2. waives the ten-day waiting period when a person is deemed to be “terminally ill.” A person could request death by euthanasia on a "bad day" and die the same day. Studies prove that the “will to live” fluctuates.

3. creates a two track law. A person who is deemed to be terminally ill would have no waiting period while a person who is not terminally ill will have a 90 day waiting period before being killed by lethal injection.
If Bill C-7 is passed, a future court decision will strike down the 90 day waiting period for people whose natural death is not reasonably foreseeable because, this provision represents an inequality in the law.

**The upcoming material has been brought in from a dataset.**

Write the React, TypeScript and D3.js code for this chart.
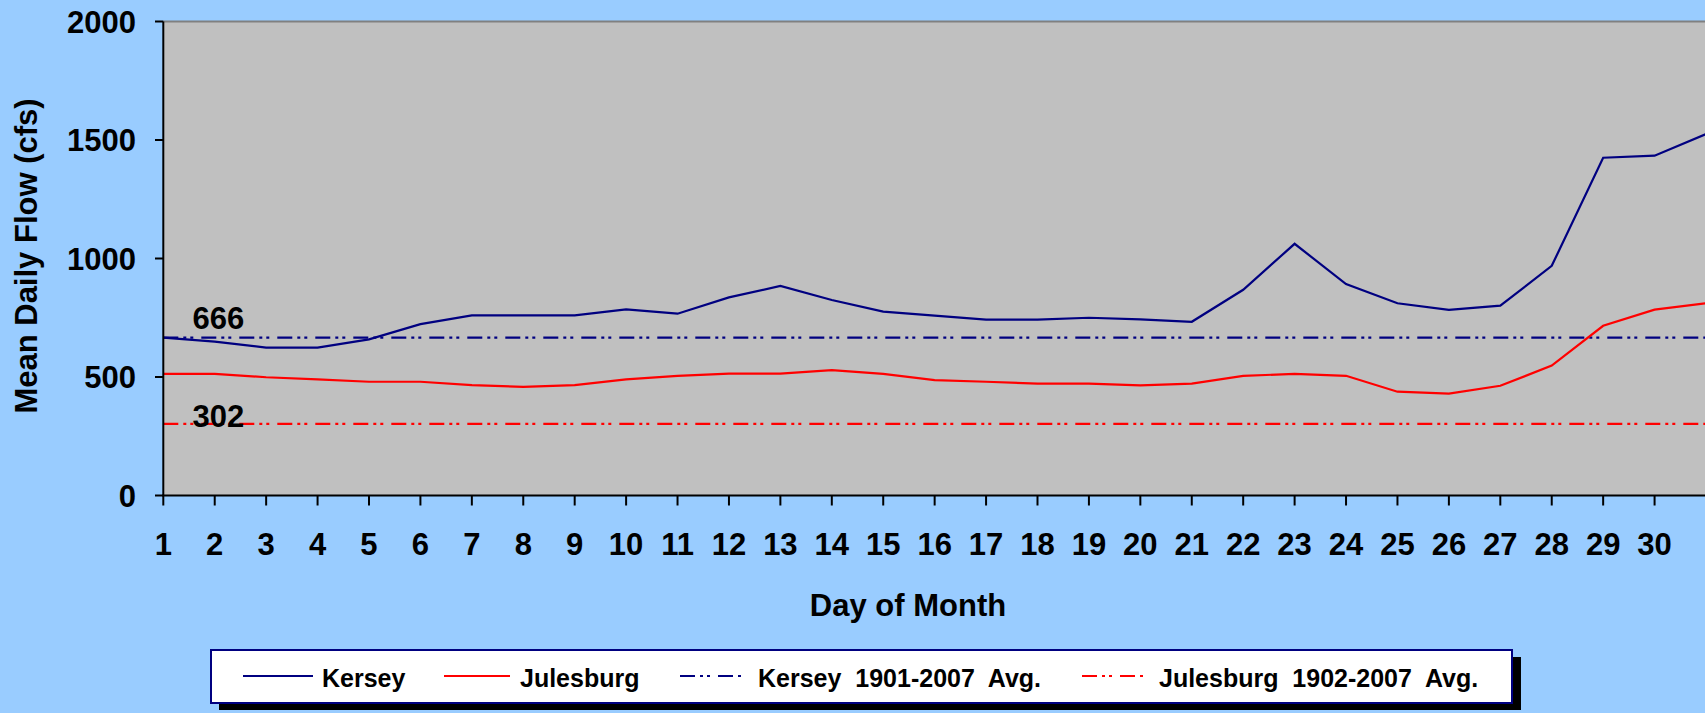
import React, { useEffect } from "react";
import * as d3 from "d3";

const days = d3.range(1, 32);
const kersey = [666, 649, 624, 624, 659, 723, 760, 760, 760, 785, 767, 836, 884, 825, 776, 759, 742, 742, 750, 743, 733, 868, 1062, 892, 811, 783, 801, 969, 1425, 1434, 1525];
const julesburg = [513, 513, 499, 490, 480, 480, 466, 458, 466, 490, 505, 514, 514, 529, 513, 487, 480, 472, 472, 465, 472, 505, 513, 505, 438, 430, 463, 548, 716, 784, 811];
const kerseyAvg = 666;
const julesburgAvg = 302;
const yTicks = [0, 500, 1000, 1500, 2000];
const xTickLabels = d3.range(1, 31);
const legendLabels = ["Kersey", "Julesburg", "Kersey  1901-2007  Avg.", "Julesburg  1902-2007  Avg."];

const W = 1705;
const H = 713;
const FONT = "'Liberation Sans', Arial, Helvetica, sans-serif";
const NAVY = "#000080";
const RED = "#FF0000";
const DASH = "15,5,3,4,3,8";
const FS = 31;

export default function App() {
  useEffect(() => {
    document.body.style.margin = "0";
    document.body.style.overflow = "hidden";
  }, []);

  const x = d3.scaleLinear().domain([1, 31]).range([163.3, 1706]);
  const y = d3.scaleLinear().domain([0, 2000]).range([495.5, 21.5]);
  const line = d3
    .line<number>()
    .x((_, i) => x(days[i]))
    .y((d) => y(d));

  const plotLeft = x(1);
  const plotRight = x(31);
  const plotTop = y(2000);
  const plotBottom = y(0);

  const legendY = 676;
  const legendBase = 687;
  const legendItems = [
    { label: legendLabels[0], color: NAVY, dash: undefined, x1: 243, x2: 313, tx: 322 },
    { label: legendLabels[1], color: RED, dash: undefined, x1: 444, x2: 510, tx: 520 },
    { label: legendLabels[2], color: NAVY, dash: DASH, x1: 680, x2: 744, tx: 758 },
    { label: legendLabels[3], color: RED, dash: DASH, x1: 1082, x2: 1144, tx: 1159 },
  ];

  return (
    <svg
      width={W}
      height={H}
      style={{ position: "absolute", left: 0, top: 0, display: "block" }}
      fontFamily={FONT}
      fontWeight="bold"
    >
      <rect x={0} y={0} width={W} height={H} fill="#99CCFF" />
      <rect x={plotLeft} y={plotTop} width={plotRight - plotLeft} height={plotBottom - plotTop} fill="#C0C0C0" />
      <line x1={plotLeft} x2={plotRight} y1={plotTop} y2={plotTop} stroke="#808080" strokeWidth={2} />

      {/* average lines */}
      <line x1={plotLeft} x2={plotRight} y1={y(kerseyAvg)} y2={y(kerseyAvg)} stroke={NAVY} strokeWidth={2.3} strokeDasharray={DASH} />
      <line x1={plotLeft} x2={plotRight} y1={y(julesburgAvg)} y2={y(julesburgAvg)} stroke={RED} strokeWidth={2.3} strokeDasharray={DASH} />

      {/* data lines */}
      <path d={line(julesburg) || ""} fill="none" stroke={RED} strokeWidth={2.2} />
      <path d={line(kersey) || ""} fill="none" stroke={NAVY} strokeWidth={2.2} />

      {/* avg labels */}
      <text x={192.5} y={329} fontSize={FS} fill="#000">{kerseyAvg}</text>
      <text x={192.5} y={427} fontSize={FS} fill="#000">{julesburgAvg}</text>

      {/* axes */}
      <line x1={plotLeft} x2={plotLeft} y1={plotTop} y2={plotBottom} stroke="#000" strokeWidth={2} />
      <line x1={plotLeft - 1} x2={plotRight} y1={plotBottom} y2={plotBottom} stroke="#000" strokeWidth={2} />
      {yTicks.map((t) => (
        <g key={"y" + t}>
          <line x1={155} x2={plotLeft} y1={y(t)} y2={y(t)} stroke="#000" strokeWidth={2} />
          <text x={136} y={y(t)} dy="0.36em" textAnchor="end" fontSize={FS} fill="#000">{t}</text>
        </g>
      ))}
      {days.map((d) => (
        <line key={"xt" + d} x1={x(d)} x2={x(d)} y1={plotBottom} y2={plotBottom + 10} stroke="#000" strokeWidth={2} />
      ))}
      {xTickLabels.map((d) => (
        <text key={"xl" + d} x={x(d)} y={555} textAnchor="middle" fontSize={FS} fill="#000">{d}</text>
      ))}

      {/* axis titles */}
      <text transform="translate(37,256) rotate(-90)" textAnchor="middle" fontSize={FS} fill="#000">Mean Daily Flow (cfs)</text>
      <text x={908} y={616} textAnchor="middle" fontSize={FS} fill="#000">Day of Month</text>

      {/* legend */}
      <rect x={219} y={657} width={1302} height={53} fill="#000" />
      <rect x={211} y={650} width={1301} height={53} fill="#fff" stroke={NAVY} strokeWidth={2} />
      {legendItems.map((it) => (
        <g key={it.label}>
          <line x1={it.x1} x2={it.x2} y1={legendY} y2={legendY} stroke={it.color} strokeWidth={2} strokeDasharray={it.dash} />
          <text x={it.tx} y={legendBase} fontSize={25} fill="#000" style={{ whiteSpace: "pre" }}>{it.label}</text>
        </g>
      ))}
    </svg>
  );
}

4. reduces the number of independent witness from two to one.

5. falsely claims to prevent euthanasia for people with mental illness. The law permits MAiD for people who are physically or psychologically suffering in a manner that is intolerable to the person and that cannot be relieved in a way that the person considers acceptable. 
However mental illness is considered a form of psychological suffering, which is not defined in the bill. If the government wants to exclude euthanasia for mental illness the bill would need to define psychological suffering to exclude mental illness.
Bill C-7 permits anyone who believes that their physical or psychological suffering is intolerable to die by lethal injection, even if effective medical treatments for their condition exists, after a 90 day reflection period. (Link to Bill C-7).